The manner in which the shaft panel, with curved top, intrudes into the lower arm of a fan-shaped cross-head is not only paralleled on Lyme Hall 2 below but also occurs on Cheadle 1 and probably also at Rainow 1 (Ills. 71, 73, 139–41, 240). Both Cheadle and Rainow are probably round-shafts and the same feature is echoed on more complete crosses of this shape from Leek and Ilam in Staffordshire (Brown, G. 1937, pls. XCVIII, C). For discussion of fan- (or penannular-) shaped arms with connecting rings see Chapter V, pp. 31, 33.
Most of the motifs on this cross are typical of the ornament of decorated round-shafts in Cheshire and Staffordshire. Thus the combination of meander pattern and ring-encircled plait (with curved terminals) recurs nearby on the round-shafts Sutton Ridge Hall 1 and Rainow 1 whilst the curving end to the meander pattern is found again on the round-shaft at Ilam in Staffordshire (Ills. 240–1, 314–15; Pape 1945–6, 34). Both of these motifs are familiar decorative forms in the Viking period (Bailey 1980, 72). The other main decoration of linked Stafford knots is also a common type and is combined with meander pattern on a round-shaft at Stoke on Trent (Pape 1946–7, 36).
The cross-head clearly carried a Viking-period ring (see reconstruction in Collingwood 1927a, fig. 14 (11) which more accurately incorporates the arm fragment than the drawing by Earwaker (1877–80, ii, fig. on 312)). Like Lyme Hall 4 it carries triquetra decoration on face A. On face C there are snakes with curled bodies; these can be readily paralleled in Viking-age art on Man and across Yorkshire (Kermode 1907, pls. LII–LIII; Collingwood 1915, 198; Coatsworth 2008, ill. 395; Lang 2001, ills. 125, 129, 251, 646, 648, 765).
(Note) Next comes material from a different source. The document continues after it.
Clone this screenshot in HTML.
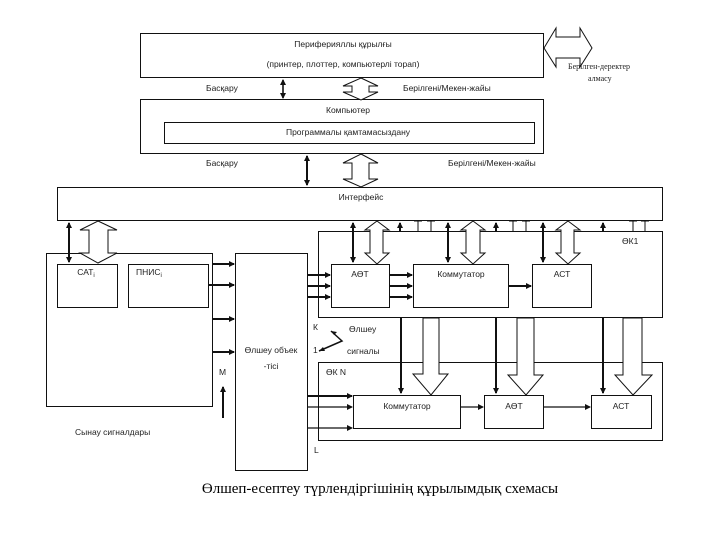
<!DOCTYPE html>
<html><head><meta charset="utf-8"><style>
html,body{margin:0;padding:0;background:#fff;}
svg{display:block;}
text{font-family:"Liberation Sans","DejaVu Sans",sans-serif;font-size:8.5px;fill:#222;}
</style></head><body>
<svg width="720" height="540" viewBox="0 0 720 540" xmlns="http://www.w3.org/2000/svg">
<defs>
<marker id="ah" markerWidth="6" markerHeight="6" refX="5" refY="3" orient="auto" markerUnits="userSpaceOnUse"><path d="M0,0 L6,3 L0,6 z" fill="#111"/></marker>
<marker id="as" markerWidth="6" markerHeight="6" refX="1" refY="3" orient="auto" markerUnits="userSpaceOnUse"><path d="M6,0 L0,3 L6,6 z" fill="#111"/></marker>
</defs>
<g fill="none" stroke="#111" stroke-width="1">
<rect x="140.5" y="33.5" width="403" height="44"/>
<rect x="140.5" y="99.5" width="403" height="54"/>
<rect x="164.5" y="122.5" width="370" height="21"/>
<rect x="57.5" y="187.5" width="605" height="33"/>
<polygon points="544,48 556,28 556,37 580,37 580,28 592,48 580,67 580,58 556,58 556,67" fill="#fff"/>
<polygon points="361,78 378,86 369,86 369,92 378,92 361,100 343,92 352,92 352,86 343,86" fill="#fff"/>
<polygon points="361,154 378,163 369,163 369,179 378,179 361,187 343,179 352,179 352,163 343,163" fill="#fff"/>
</g>
<g stroke="#111" stroke-width="1.6">
<line x1="283" y1="80" x2="283" y2="98" marker-end="url(#ah)" marker-start="url(#as)"/>
<line x1="307" y1="156" x2="307" y2="185" stroke-width="2" marker-end="url(#ah)" marker-start="url(#as)"/>
</g>
<text x="343" y="47" text-anchor="middle">Периферияллы құрылғы</text>
<text x="343" y="67" text-anchor="middle">(принтер, плоттер, компьютерлі торап)</text>
<text x="568" y="69" style="font-family:'Liberation Serif',serif;font-size:8px">Берілген-деректер</text>
<text x="588" y="81" style="font-family:'Liberation Serif',serif;font-size:8px">алмасу</text>
<text x="206" y="91">Басқару</text>
<text x="403" y="91">Берілгені/Мекен-жайы</text>
<text x="348" y="113" text-anchor="middle">Компьютер</text>
<text x="348" y="135" text-anchor="middle">Программалы қамтамасыздану</text>
<text x="206" y="166">Басқару</text>
<text x="448" y="166">Берілгені/Мекен-жайы</text>
<text x="361" y="200" text-anchor="middle">Интерфейс</text>

<g fill="none" stroke="#111" stroke-width="1">
<rect x="46.5" y="253.5" width="166" height="153"/>
<rect x="57.5" y="264.5" width="60" height="43"/>
<rect x="128.5" y="264.5" width="80" height="43"/>
<rect x="235.5" y="253.5" width="72" height="217"/>
<rect x="318.5" y="231.5" width="344" height="86"/>
<rect x="331.5" y="264.5" width="58" height="43"/>
<rect x="413.5" y="264.5" width="95" height="43"/>
<rect x="532.5" y="264.5" width="59" height="43"/>
<rect x="318.5" y="362.5" width="344" height="78"/>
<rect x="353.5" y="395.5" width="107" height="33"/>
<rect x="484.5" y="395.5" width="59" height="33"/>
<rect x="591.5" y="395.5" width="60" height="33"/>
<polygon points="98,221 117,230 108,230 108,253 117,253 98,263 80,253 89,253 89,230 80,230" fill="#fff"/>
<polygon points="377,221 389,230 383,230 383,253 389,253 377,264 365,253 370,253 370,230 365,230" fill="#fff"/>
<polygon points="473,221 485,230 480,230 480,253 485,253 473,264 461,253 466,253 466,230 461,230" fill="#fff"/>
<polygon points="568,221 580,230 574,230 574,253 580,253 568,264 556,253 561,253 561,230 556,230" fill="#fff"/>
<polygon points="423,318 439,318 439,374 448,374 431,395 413,374 423,374" fill="#fff"/>
<polygon points="517,318 534,318 534,375 543,375 526,395 508,375 517,375" fill="#fff"/>
<polygon points="623,318 642,318 642,375 652,375 633,395 615,375 623,375" fill="#fff"/>
<path d="M418,232V221M414,221H422 M431,232V221M427,221H435 M513,232V221M509,221H517 M526,232V221M522,221H530 M633,232V221M629,221H637 M645,232V221M641,221H649"/>
</g>
<g stroke="#111" stroke-width="2">
<line x1="69" y1="223" x2="69" y2="262" marker-end="url(#ah)" marker-start="url(#as)"/>
<line x1="353" y1="223" x2="353" y2="262" marker-end="url(#ah)" marker-start="url(#as)"/>
<line x1="448" y1="223" x2="448" y2="262" marker-end="url(#ah)" marker-start="url(#as)"/>
<line x1="543" y1="223" x2="543" y2="262" marker-end="url(#ah)" marker-start="url(#as)"/>
<line x1="400" y1="231" x2="400" y2="223" marker-end="url(#ah)"/>
<line x1="496" y1="231" x2="496" y2="223" marker-end="url(#ah)"/>
<line x1="603" y1="231" x2="603" y2="223" marker-end="url(#ah)"/>
<line x1="401" y1="318" x2="401" y2="393" marker-end="url(#ah)"/>
<line x1="496" y1="318" x2="496" y2="393" marker-end="url(#ah)"/>
<line x1="603" y1="318" x2="603" y2="393" marker-end="url(#ah)"/>
<line x1="213" y1="264" x2="234" y2="264" marker-end="url(#ah)"/>
<line x1="208" y1="285" x2="234" y2="285" marker-end="url(#ah)"/>
<line x1="213" y1="319" x2="234" y2="319" marker-end="url(#ah)"/>
<line x1="213" y1="352" x2="234" y2="352" marker-end="url(#ah)"/>
<line x1="308" y1="275" x2="330" y2="275" marker-end="url(#ah)"/>
<line x1="308" y1="286" x2="330" y2="286" marker-end="url(#ah)"/>
<line x1="308" y1="297" x2="330" y2="297" marker-end="url(#ah)"/>
<line x1="390" y1="275" x2="412" y2="275" marker-end="url(#ah)"/>
<line x1="390" y1="286" x2="412" y2="286" marker-end="url(#ah)"/>
<line x1="390" y1="297" x2="412" y2="297" marker-end="url(#ah)"/>
<line x1="509" y1="286" x2="531" y2="286" marker-end="url(#ah)"/>
<line x1="308" y1="396" x2="352" y2="396" marker-end="url(#ah)"/>
<line x1="223" y1="418" x2="223" y2="387" marker-end="url(#ah)"/>
</g>
<g stroke="#111" stroke-width="1.2">
<line x1="308" y1="407" x2="352" y2="407" marker-end="url(#ah)"/>
<line x1="308" y1="428" x2="352" y2="428" marker-end="url(#ah)"/>
<line x1="461" y1="407" x2="483" y2="407" marker-end="url(#ah)"/>
<line x1="544" y1="407" x2="590" y2="407" marker-end="url(#ah)"/>
<polyline points="331,331 342,341 319,351" fill="none" stroke-width="1.5"/>
</g>
<path d="M331,331 l6,1 l-3,3 z M319,351 l4,-4 l2,4 z" fill="#111"/>
<text x="86" y="275" text-anchor="middle">САТ<tspan font-size="6" dy="2">i</tspan></text>
<text x="136" y="275">ПНИС<tspan font-size="6" dy="2">i</tspan></text>
<text x="271" y="353" text-anchor="middle">Өлшеу объек</text>
<text x="271" y="369" text-anchor="middle">-тісі</text>
<text x="219" y="375">M</text>
<text x="75" y="435">Сынау сигналдары</text>
<text x="360" y="277" text-anchor="middle">АӨТ</text>
<text x="461" y="277" text-anchor="middle">Коммутатор</text>
<text x="562" y="277" text-anchor="middle">АСТ</text>
<text x="622" y="244">ӨК1</text>
<text x="313" y="330">К</text>
<text x="313" y="353">1</text>
<text x="349" y="332">Өлшеу</text>
<text x="347" y="354">сигналы</text>
<text x="326" y="375">ӨК N</text>
<text x="407" y="409" text-anchor="middle">Коммутатор</text>
<text x="514" y="409" text-anchor="middle">АӨТ</text>
<text x="621" y="409" text-anchor="middle">АСТ</text>
<text x="314" y="453">L</text>
<text x="380" y="493" text-anchor="middle" style="font-family:'Liberation Serif',serif;font-size:15px;fill:#000">Өлшеп-есептеу түрлендіргішінің құрылымдық схемасы</text>
</svg>
</body></html>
The motif of ring-encircled crossing strands recurs regionally on Bolton le Moors 1 (Ill. 411). More significantly, perhaps, the straggling curled ends to the strands resembles work at Leeds and Staveley, with Otley providing a tighter version of the same kind of extended curling terminal (Coatsworth 2008, ills. 492, 606, 713). At least some of these parallels have long been recognised as reflexes of the Ringerike style (Kendrick 1949, 107–8; Bu'lock 1960b, 52; Wilson and Klindt-Jensen 1966, 142; Fuglesang 1980, 63, 64, 107). If such a Scandinavian-derived inspiration were accepted here, then it would suggest a late tenth- or eleventh-century date for this Lyme Hall shaft. But, if so, it must be said that the sculptor has totally failed to capture the essence of the Scandinavian style.